Toobin gave an anecdote dealing with the decision of Loving v. Virginia, the 1967 Supreme Court case that ruled interracial marriage as something states couldn’t ban.  He paralleled this decision with the current state of affairs, arguing that the results of the previous night’s election mark a major step towards a “tipping point moment” -- attributing the term to his New Yorker colleague Malcolm Gladwell -- with regards to gay marriage.

Toobin closed his speech with some remarks on the case of Citizens United v. Federal Election Commission, better known simply by the name of the appellant, and the impact of Tuesday’s election thereon. He expressed how he felt that the outcome of the Citizens United case has a major impact on the country as a whole.

Regarding its effective claim that “money is speech,” Toobin explained how the ability for corporations to give unlimited donations poses a danger to politics. i

“The only way I think its going to be cut back is if a president appoints Supreme Court Justices who will elect to cut it back.  Now we are going to have a president for the next four years who is opposed to Citizens United and if he has the chance will appoint justices who are likely to cut back on it,” Toobin said.

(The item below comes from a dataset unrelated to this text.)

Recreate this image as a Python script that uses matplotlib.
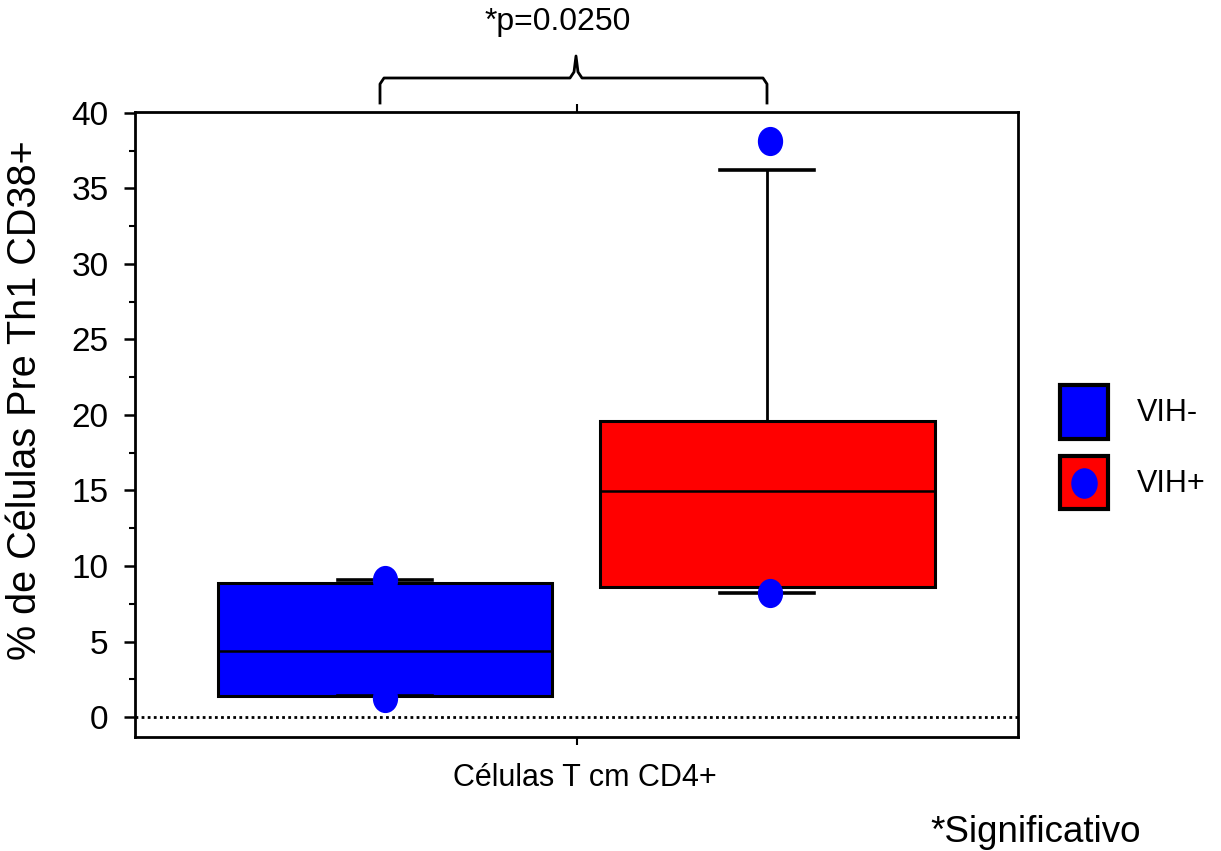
import matplotlib
matplotlib.use("Agg")
import matplotlib.pyplot as plt
import matplotlib.path as mpath
from matplotlib.transforms import Affine2D
from matplotlib.patches import Patch
from matplotlib.lines import Line2D
from matplotlib.legend_handler import HandlerTuple, HandlerBase
from matplotlib import font_manager as fm

# ---- data ----
groups = ["VIH-", "VIH+"]
q1 = [1.4, 8.6]
medians = [4.4, 14.95]
q3 = [8.9, 19.6]
whis_lo = [1.4, 8.2]
whis_hi = [9.1, 36.2]
points_vih_neg = [9.1, 1.25]
points_vih_pos = [38.1, 8.2]
box_colors = ["#0000ff", "#ff0000"]
yticks = [0, 5, 10, 15, 20, 25, 30, 35, 40]
xlabel = "Células T cm CD4+"
ylabel = "% de Células Pre Th1 CD38+"
ptext = "*p=0.0250"
note = "*Significativo"

names = {f.name for f in fm.fontManager.ttflist}
fam = "Liberation Sans Narrow" if "Liberation Sans Narrow" in names else "Liberation Sans"
plt.rcParams["font.family"] = [fam, "DejaVu Sans"]

W, H = 1221, 851
fig = plt.figure(figsize=(W / 100, H / 100), dpi=100)
L, R, B, T = 135, 1018, 737, 112
ax = fig.add_axes([L / W, 1 - B / H, (R - L) / W, (B - T) / H])

positions = [2.83, 7.16]
widths = 3.79
stats = []
for i in range(len(groups)):
    stats.append(dict(med=medians[i], q1=q1[i], q3=q3[i],
                      whislo=whis_lo[i], whishi=whis_hi[i], fliers=[], label=groups[i]))

bp = ax.bxp(stats, positions=positions, widths=widths, patch_artist=True,
            showfliers=False, capwidths=1.06,
            boxprops=dict(linewidth=2.2, edgecolor="black"),
            medianprops=dict(color="black", linewidth=1.8),
            whiskerprops=dict(color="black", linewidth=2.0),
            capprops=dict(color="black", linewidth=2.6))
for patch, c in zip(bp["boxes"], box_colors):
    patch.set_facecolor(c)

ell = mpath.Path.unit_circle().transformed(Affine2D().scale(0.86, 1.0))
ax.plot([positions[0]] * len(points_vih_neg), points_vih_neg, linestyle="none",
        marker=ell, markersize=20, color="#0000ff", zorder=5)
ax.plot([positions[1] + 0.03] * len(points_vih_pos), points_vih_pos, linestyle="none",
        marker=ell, markersize=20, color="#0000ff", zorder=5)

ax.axhline(0, color="black", linestyle=(0, (1, 1.2)), linewidth=2.0, zorder=1)

ax.set_xlim(0, 10)
ax.set_ylim(-1.32, 40.05)
ax.set_yticks(yticks)
ax.set_yticks([2.5 + 5 * k for k in range(8)], minor=True)
ax.set_xticks([5])
ax.set_xticklabels([""])
ax.tick_params(axis="y", which="major", direction="out", length=8, width=1.8, labelsize=24, pad=11)
ax.tick_params(axis="y", which="minor", direction="out", length=4, width=1.5)
ax.tick_params(axis="x", which="major", direction="out", length=6, width=1.5, top=True)
for s in ax.spines.values():
    s.set_linewidth(2.0)

fig.text(25 / W, 1 - 400 / H, ylabel, rotation=90, ha="center", va="center", fontsize=28.5)
fig.text(585 / W, 1 - 778 / H, xlabel, ha="center", va="center", fontsize=22)
fig.text(558 / W, 1 - 22 / H, ptext, ha="center", va="center", fontsize=23)
fig.text(1036 / W, 1 - 833 / H, note, ha="center", va="center", fontsize=26.5)

# significance brace (figure pixel coordinates)
def px(x, y):
    return x / W, 1 - y / H
bx = [380, 380, 384, 570, 574, 576, 578, 582, 763, 767, 767]
by = [103, 84, 78, 78, 72, 56, 72, 78, 78, 84, 103]
pts = [px(x, y) for x, y in zip(bx, by)]
fig.add_artist(Line2D([p[0] for p in pts], [p[1] for p in pts], color="black",
                      linewidth=2.0, transform=fig.transFigure))


class CenterMarker(HandlerBase):
    def create_artists(self, legend, orig_handle, xdescent, ydescent,
                       width, height, fontsize, trans):
        ln = Line2D([width / 2 - xdescent], [height / 2 - ydescent],
                    marker=orig_handle.get_marker(), markersize=orig_handle.get_markersize(),
                    color=orig_handle.get_color(), linestyle="none")
        ln.set_transform(trans)
        return [ln]


dot = Line2D([], [], marker=ell, markersize=21, color="#0000ff", linestyle="none")
handles = [Patch(facecolor=box_colors[0], edgecolor="black", linewidth=3),
           (Patch(facecolor=box_colors[1], edgecolor="black", linewidth=3), dot)]
fig.legend(handles, groups, loc="upper left", bbox_to_anchor=(1057 / W, 1 - 382 / H),
           frameon=False, fontsize=22, handlelength=1.57, handleheight=2.33,
           labelspacing=0.55, handletextpad=0.95, borderpad=0.1, borderaxespad=0,
           handler_map={tuple: HandlerTuple(ndivide=1, pad=0), dot: CenterMarker()})

fig.savefig("out.png", dpi=100)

During the question and answer period that followed, Toobin answered a wide range of questions.  He addressed the nature of politics within the Supreme Court, the Electoral College (calling it “awful at all times,”), the National Popular Vote Compact, Puerto Rican statehood, and personal nature of the Supreme Court Justices.  One of the questions that elicited a very lively response for Toobin dealt with his time covering the O. J. Simpson case, inquiring about a theory that Jason Simpson, son of both the murdered and accused, had committed the crime.

“The technical term for that is ‘a load of shit,’” Toobin said.

This was met with a wave of laughter from the audience, as were his comments about his “favorite” Supreme Court Justice, David Souter.